Ok, the startup is quite clear now, so why the hell do we actually need 3 processes, 2 shell scripts and the java process? Well, let’s consider how the whole thing is shut down properly (and killing the Java process is not a good option).

The whole thing starts with the “stop” option (about line 570). First the TERM-signal is sent to the psmon-process, which then removes its own PID file and the file of the java process. Then the TERM-signal is sent to the terminator process, which writes the “QUIT” string to the java process. This string obviously tells the servlet engine to start a shutdown. Then the stop process waits up to 20 second and checks if the file vanishes. If after these 20 seconds the process is still there, it sends a TERM-signal to the java process (and assumes that this will do the rest and bring it down). But killing the java process isn’t really the friendly way, because the process will terminate immediately, leaving the shutdown process unfinished and the whole CQ/CRX in a inconsistent way. During next startup CRX will usually complain about a unclear shutdown; in most times you need to remove .lock files first before it really starts up properly.

Ok, finally the individual jobs of each process:

  • psmon: Restart in case of crashes
  • terminator: When issued, write “QUIT” to the java process
  • java process: actually do the work.

And for now a few tips:

Especially for large instances 20 seconds are often not enough to properly shutdown the whole CQ system. You want to increase this time when your system does not properly startup because either CRX performs some repair actions on startup; or it just refuses to startup because some .lock files are present. Then change the number in line 591 to something like this (I replaced the value 20 seconds by 300):

while [ -f "$CQ_LOGDIR/" ] && [ $COUNTER -lt 300 ]; do
  printf "."
  COUNTER=`expr $COUNTER + 1`
  sleep 1

This causes the script to wait up to 5 minutes, which should be enough for every CQ to shutdown. But if there are other problems, you have to wait 5 minutes until finally the kill happens.

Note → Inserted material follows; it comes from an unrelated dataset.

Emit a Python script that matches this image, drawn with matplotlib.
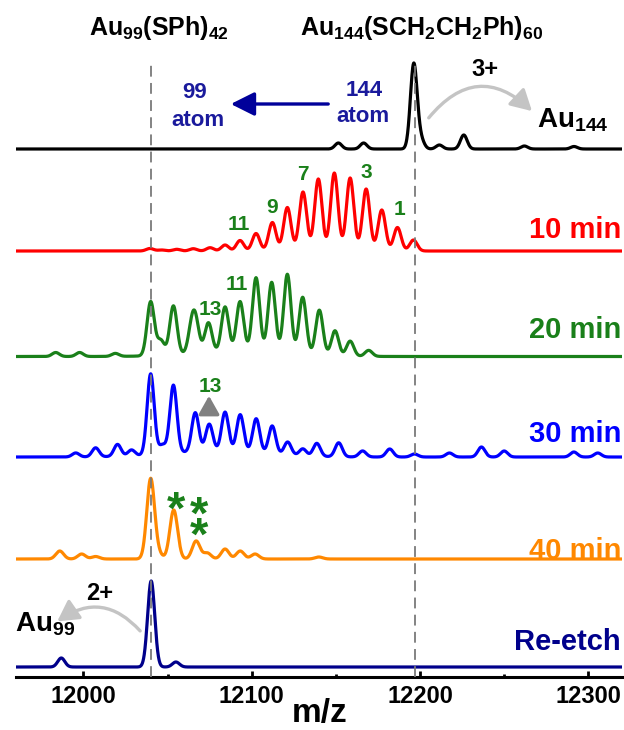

When the java process was actually killed, it often leaves back some files in an inconsistent state. To stabilize the restart behaviour you may decide that you don’t want CQ to complain and stop during the regular startup; you just want CQ back in action asap and immediately start the recovery. You can add then the following lines to line 476 (before the “info” statement):

# remove all .lock files of a CQ crash/process kill
find $CQ_CONTEXT -name ".lock" | while read LOCKNAME; do
  warn "remove stale lock file $LOCKNAME"

Do this on your own risk, because you will never get to know if lockfiles have been left until you see CQ rebuilding its search and/or index files. But, a simple restart will your system bring back up (besides the case, when a crash killed things which cannot be recovered). With this proposed solution you have some data in the startup.log file, if (and which) stale lock files have been removed.

Another problem which often arises, is the number of open files. CQ5 and CRX as repository usually have many files open, a default installation has about 300 open files immediately after startup. If the number of requests increases and your repository grows, this number will grow too. At some point you will need to increase the maximum number of open files (in Unix speak: the value of ulimit -n).
By default this value is set to 1024 (CQ 5.2 and 5.2.1) by the serverctl script (until it is overriden by the value of CQ_MAX_OPEN_FILES in the wrapper script). Increasing this value by adjusting /etc/security/limits.conf (Redhat/Fedora) or via any other OS-preferred way does not help, the serverctl script always overrides this value. Applying this patch will fix this behaviour (to my readers from within Day: already reported in Bugzilla). A small patch for the “serverctl status” command will also print the configured value plus the current number of open files for the CQ process (also in Bugzilla).